To use wind energy from wind power plants is an attractive although challenging alternative for power generation. One challenge in this regards relates to the location of wind farms, typically being far from a main power grid. The power from the wind parks has to be delivered to the main power grid in an efficient and reliable manner. High Voltage Direct Current (HVDC) transmission for interconnecting e.g. an off-shore wind park to the on-shore main power grid is considered a suitable alternative.
Operation of parallel voltage source converter (VSC) HVDC links feeding the power from the off-shore wind park to the main land may seem very straight forward in that strategies used for operating parallel generators feeding the main power grid could be used. However, there is a significant difference: mechanical inertia.
In the regular case, wherein generators and motors generate and deliver power to the main AC grid, the generator and motor loads provide a significant mechanical inertia.
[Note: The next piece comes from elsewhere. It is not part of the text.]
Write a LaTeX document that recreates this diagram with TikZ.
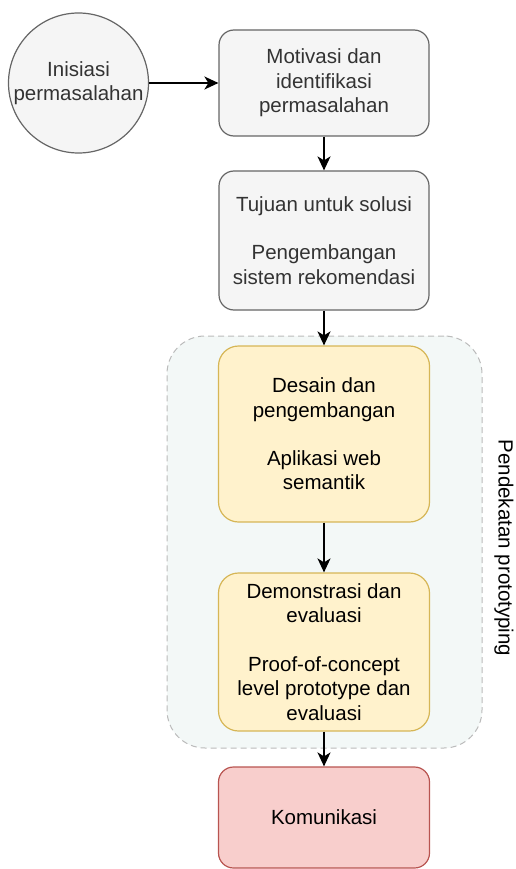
\documentclass[tikz,border=0pt]{standalone}
\usepackage{fontspec}
\setmainfont{Liberation Sans}
\usetikzlibrary{arrows.meta}
\definecolor{greyfill}{HTML}{F5F5F5}
\definecolor{greydraw}{HTML}{666666}
\definecolor{greytext}{HTML}{333333}
\definecolor{yelfill}{HTML}{FFF2CC}
\definecolor{yeldraw}{HTML}{D6B656}
\definecolor{redfill}{HTML}{F8CECC}
\definecolor{reddraw}{HTML}{B85450}
\definecolor{grpfill}{HTML}{F3F8F7}
\definecolor{grpdraw}{HTML}{BBBBBB}
\tikzset{
  lbl/.style={font=\fontsize{20.5}{24.3}\selectfont, align=center, inner sep=0pt},
  greybox/.style={lbl, draw=greydraw, fill=greyfill, text=greytext, line width=1.2pt, rounded corners=15pt, minimum width=210pt},
  yelbox/.style={lbl, draw=yeldraw, fill=yelfill, text=black, line width=1.2pt, rounded corners=20pt, minimum width=211pt},
  redbox/.style={lbl, draw=reddraw, fill=redfill, text=black, line width=1.2pt, rounded corners=15pt, minimum width=211pt},
  grpbox/.style={draw=grpdraw, fill=grpfill, line width=1pt, dash pattern=on 6pt off 4pt, rounded corners=38pt, inner sep=0pt},
  conn/.style={draw=black, line width=1.7pt, -{Stealth[length=14pt,width=13pt,inset=4pt]}}
}
\begin{document}
\begin{tikzpicture}[x=1pt,y=-1pt]
\useasboundingbox (0,0) rectangle (515,869);
\node[grpbox, minimum width=315pt, minimum height=412pt] (grp) at (324.5,542) {};
\node[lbl, rotate=-90] (grplbl) at (504,548) {Pendekatan prototyping};

\node[lbl, circle, draw=greydraw, fill=greyfill, text=greytext, line width=1.2pt, minimum size=140pt] (init) at (78.5,83) {Inisiasi\\permasalahan};
\node[greybox, minimum height=106pt] (b1) at (324,83) {Motivasi dan\\identifikasi\\permasalahan};
\node[greybox, minimum height=139pt] (b2) at (324,240.5) {Tujuan untuk solusi\\[24.3pt]Pengembangan\\sistem rekomendasi};
\node[yelbox, minimum height=176pt] (b3) at (324,434) {Desain dan\\pengembangan\\[24.3pt]Aplikasi web\\semantik};
\node[yelbox, minimum height=158pt] (b4) at (324,652) {Demonstrasi dan\\evaluasi\\[24.3pt]Proof-of-concept\\level prototype dan\\evaluasi};
\node[redbox, minimum height=101pt] (b5) at (324,817.5) {Komunikasi};

\draw[conn] (init) -- (b1);
\draw[conn] (b1) -- (b2);
\draw[conn] (b2) -- (b3);
\draw[conn] (b3) -- (b4);
\draw[conn] (b4) -- (b5);
\end{tikzpicture}
\end{document}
Frequency variations in the main AC grid are therefore smooth.
In contrast, in a large wind park feeding several VSC converters (rectifiers on the off-shore side) there is no mechanical inertial at all. The power output from the wind turbines is transferred via power converters and the VSC converters, which also lack built-in mechanical inertias. The only built-in inertia in the system lies in the capacitances of cables interconnecting the parallel off-shore VSC converters. The cable capacitances prevent sharp steps in phase angle of the parallel off-shore converters.
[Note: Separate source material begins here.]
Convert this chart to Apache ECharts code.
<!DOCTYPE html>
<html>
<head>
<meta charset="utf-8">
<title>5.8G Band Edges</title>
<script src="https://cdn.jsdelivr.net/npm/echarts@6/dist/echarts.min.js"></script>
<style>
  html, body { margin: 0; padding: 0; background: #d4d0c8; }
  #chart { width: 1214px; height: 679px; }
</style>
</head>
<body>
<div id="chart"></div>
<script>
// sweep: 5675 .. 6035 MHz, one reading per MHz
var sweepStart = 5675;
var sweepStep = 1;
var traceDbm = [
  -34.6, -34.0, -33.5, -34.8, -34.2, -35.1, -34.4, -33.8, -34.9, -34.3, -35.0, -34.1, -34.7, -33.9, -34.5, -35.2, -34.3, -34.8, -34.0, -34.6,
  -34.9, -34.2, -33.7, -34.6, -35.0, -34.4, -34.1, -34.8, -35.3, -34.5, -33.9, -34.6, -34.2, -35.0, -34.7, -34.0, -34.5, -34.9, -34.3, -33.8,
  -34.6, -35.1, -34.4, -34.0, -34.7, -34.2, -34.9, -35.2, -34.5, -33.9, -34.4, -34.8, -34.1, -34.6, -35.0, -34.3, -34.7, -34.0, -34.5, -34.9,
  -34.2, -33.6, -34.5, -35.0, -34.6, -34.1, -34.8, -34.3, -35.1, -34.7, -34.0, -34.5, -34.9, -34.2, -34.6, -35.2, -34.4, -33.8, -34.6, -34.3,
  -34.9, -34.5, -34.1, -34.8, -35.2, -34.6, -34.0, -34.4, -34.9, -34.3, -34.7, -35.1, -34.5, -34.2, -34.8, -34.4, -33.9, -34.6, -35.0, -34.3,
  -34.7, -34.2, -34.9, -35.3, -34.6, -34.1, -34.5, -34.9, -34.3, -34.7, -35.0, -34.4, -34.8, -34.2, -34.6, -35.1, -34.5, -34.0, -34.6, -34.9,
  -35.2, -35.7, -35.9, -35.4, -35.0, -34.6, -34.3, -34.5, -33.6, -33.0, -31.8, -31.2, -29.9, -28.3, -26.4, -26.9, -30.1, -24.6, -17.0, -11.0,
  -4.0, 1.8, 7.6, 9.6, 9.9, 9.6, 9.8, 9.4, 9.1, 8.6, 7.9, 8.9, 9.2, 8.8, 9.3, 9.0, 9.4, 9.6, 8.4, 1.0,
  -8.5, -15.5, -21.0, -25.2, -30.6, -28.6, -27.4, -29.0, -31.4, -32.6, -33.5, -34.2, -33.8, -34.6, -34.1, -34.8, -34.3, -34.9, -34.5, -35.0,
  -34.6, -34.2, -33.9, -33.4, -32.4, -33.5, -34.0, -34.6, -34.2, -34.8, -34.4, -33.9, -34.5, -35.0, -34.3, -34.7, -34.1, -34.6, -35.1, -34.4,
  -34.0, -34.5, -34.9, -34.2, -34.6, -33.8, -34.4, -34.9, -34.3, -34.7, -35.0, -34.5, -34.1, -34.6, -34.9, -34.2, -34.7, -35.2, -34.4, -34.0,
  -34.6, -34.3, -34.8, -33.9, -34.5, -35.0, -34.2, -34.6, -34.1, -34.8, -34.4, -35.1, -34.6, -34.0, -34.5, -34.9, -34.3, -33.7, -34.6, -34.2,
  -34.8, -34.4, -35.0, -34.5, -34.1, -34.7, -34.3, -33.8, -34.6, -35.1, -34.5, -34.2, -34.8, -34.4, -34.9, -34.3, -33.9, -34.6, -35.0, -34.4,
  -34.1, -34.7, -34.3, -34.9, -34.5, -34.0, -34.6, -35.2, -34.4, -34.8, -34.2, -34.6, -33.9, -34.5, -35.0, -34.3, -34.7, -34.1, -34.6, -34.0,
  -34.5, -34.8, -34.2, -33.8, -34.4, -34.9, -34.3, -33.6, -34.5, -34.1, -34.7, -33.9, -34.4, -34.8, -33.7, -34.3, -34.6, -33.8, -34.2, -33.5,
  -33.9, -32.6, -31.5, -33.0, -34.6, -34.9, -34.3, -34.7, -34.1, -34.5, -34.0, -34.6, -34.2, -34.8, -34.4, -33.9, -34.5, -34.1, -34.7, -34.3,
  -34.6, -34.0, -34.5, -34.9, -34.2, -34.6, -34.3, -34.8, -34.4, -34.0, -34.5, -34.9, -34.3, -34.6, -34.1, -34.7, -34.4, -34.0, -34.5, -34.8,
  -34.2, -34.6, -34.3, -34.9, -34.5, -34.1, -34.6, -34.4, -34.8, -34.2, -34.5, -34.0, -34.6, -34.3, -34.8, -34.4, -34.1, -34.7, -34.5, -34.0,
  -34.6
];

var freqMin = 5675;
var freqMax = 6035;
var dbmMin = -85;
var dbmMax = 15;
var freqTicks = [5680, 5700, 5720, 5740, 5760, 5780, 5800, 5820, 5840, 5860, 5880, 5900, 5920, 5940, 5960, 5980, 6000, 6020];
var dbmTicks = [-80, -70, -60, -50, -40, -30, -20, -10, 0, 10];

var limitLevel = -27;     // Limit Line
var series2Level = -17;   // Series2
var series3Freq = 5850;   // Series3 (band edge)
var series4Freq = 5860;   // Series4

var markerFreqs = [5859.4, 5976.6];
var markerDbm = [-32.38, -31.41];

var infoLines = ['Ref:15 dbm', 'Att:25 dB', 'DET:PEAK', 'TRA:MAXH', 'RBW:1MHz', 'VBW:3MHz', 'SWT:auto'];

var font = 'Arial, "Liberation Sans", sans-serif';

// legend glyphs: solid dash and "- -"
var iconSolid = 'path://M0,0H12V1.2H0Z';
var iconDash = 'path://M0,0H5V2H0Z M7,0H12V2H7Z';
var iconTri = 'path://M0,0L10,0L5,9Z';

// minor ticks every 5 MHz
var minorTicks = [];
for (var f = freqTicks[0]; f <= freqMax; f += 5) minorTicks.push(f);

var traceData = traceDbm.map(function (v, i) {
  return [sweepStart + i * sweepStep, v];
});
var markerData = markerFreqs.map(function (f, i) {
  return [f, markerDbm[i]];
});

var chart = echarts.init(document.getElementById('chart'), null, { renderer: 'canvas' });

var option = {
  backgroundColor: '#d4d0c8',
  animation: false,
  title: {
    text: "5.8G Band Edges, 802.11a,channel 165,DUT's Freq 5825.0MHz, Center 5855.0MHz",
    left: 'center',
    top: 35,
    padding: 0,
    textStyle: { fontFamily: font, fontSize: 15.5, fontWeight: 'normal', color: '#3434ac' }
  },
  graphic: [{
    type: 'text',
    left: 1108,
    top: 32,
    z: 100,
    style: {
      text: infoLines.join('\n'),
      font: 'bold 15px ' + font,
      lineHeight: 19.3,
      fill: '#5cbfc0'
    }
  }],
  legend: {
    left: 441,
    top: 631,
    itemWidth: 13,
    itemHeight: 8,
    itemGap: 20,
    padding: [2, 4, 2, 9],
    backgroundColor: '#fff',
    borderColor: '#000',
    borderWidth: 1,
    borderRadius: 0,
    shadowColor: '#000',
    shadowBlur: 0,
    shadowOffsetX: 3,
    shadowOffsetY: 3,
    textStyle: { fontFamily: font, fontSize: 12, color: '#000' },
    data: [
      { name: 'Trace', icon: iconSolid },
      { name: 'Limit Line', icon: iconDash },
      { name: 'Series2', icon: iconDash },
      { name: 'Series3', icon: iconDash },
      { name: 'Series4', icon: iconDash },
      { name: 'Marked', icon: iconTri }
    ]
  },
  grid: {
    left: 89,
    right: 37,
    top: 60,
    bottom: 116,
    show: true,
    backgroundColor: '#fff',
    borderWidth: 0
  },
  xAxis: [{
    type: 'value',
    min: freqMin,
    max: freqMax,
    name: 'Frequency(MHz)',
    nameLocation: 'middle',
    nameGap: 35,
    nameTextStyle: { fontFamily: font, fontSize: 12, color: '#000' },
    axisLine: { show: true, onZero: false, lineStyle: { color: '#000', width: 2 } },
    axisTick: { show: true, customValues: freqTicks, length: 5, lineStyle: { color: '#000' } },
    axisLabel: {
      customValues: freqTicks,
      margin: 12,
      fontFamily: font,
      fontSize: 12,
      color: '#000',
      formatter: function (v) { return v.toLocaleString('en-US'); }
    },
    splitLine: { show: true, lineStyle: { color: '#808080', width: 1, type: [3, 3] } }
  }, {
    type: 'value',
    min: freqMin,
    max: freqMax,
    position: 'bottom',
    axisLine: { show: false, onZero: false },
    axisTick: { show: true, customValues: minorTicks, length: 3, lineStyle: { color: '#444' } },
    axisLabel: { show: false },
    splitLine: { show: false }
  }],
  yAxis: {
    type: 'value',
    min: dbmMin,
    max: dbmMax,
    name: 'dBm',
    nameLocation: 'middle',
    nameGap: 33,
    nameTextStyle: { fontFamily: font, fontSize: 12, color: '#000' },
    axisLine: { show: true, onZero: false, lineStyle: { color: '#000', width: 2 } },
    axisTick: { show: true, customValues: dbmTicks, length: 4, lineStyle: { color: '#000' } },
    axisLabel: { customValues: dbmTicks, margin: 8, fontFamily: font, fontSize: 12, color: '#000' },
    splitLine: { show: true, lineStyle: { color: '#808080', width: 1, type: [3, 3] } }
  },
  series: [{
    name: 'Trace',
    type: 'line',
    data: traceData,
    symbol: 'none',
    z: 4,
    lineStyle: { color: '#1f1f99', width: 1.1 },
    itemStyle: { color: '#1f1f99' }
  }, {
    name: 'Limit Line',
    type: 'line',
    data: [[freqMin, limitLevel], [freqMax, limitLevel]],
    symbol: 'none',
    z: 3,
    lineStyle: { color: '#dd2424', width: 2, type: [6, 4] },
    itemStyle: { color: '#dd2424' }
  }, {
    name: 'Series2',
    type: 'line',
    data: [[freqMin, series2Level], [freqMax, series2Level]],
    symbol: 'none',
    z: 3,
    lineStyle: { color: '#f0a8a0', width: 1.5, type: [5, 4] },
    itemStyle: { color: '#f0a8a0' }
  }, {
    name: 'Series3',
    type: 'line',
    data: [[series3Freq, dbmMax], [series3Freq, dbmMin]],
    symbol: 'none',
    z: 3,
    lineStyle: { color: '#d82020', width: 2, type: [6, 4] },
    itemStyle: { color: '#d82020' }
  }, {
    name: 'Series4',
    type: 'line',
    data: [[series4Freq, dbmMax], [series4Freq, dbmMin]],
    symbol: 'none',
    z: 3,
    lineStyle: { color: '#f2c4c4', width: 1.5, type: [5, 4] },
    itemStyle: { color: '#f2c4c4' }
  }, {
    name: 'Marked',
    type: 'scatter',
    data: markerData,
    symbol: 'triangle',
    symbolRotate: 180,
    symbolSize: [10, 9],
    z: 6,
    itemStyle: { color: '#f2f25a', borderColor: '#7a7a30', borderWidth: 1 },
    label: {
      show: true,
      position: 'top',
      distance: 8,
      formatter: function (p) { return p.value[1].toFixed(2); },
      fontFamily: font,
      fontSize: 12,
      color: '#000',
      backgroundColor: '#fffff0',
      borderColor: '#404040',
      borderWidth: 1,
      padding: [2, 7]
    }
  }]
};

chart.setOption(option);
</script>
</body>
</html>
The converters in the wind park control the frequency and phase angle of their internal source voltage. This entails the risk of instability between control systems of the parallel-connected off-shore VSC converters.
Parallel-connected off-shore wind parks should be controlled so as to ensure stability of power transmission. Conventional power control using frequency droop can be difficult to implement due to the lack of mechanical inertia. In particular, it can be difficult to obtain stability of such system. Further, the varying wind speed gives an varying power generation and the control of the parallel connected VSC converters has to be able to rapidly enable load sharing during overload as well as during loads below capacity.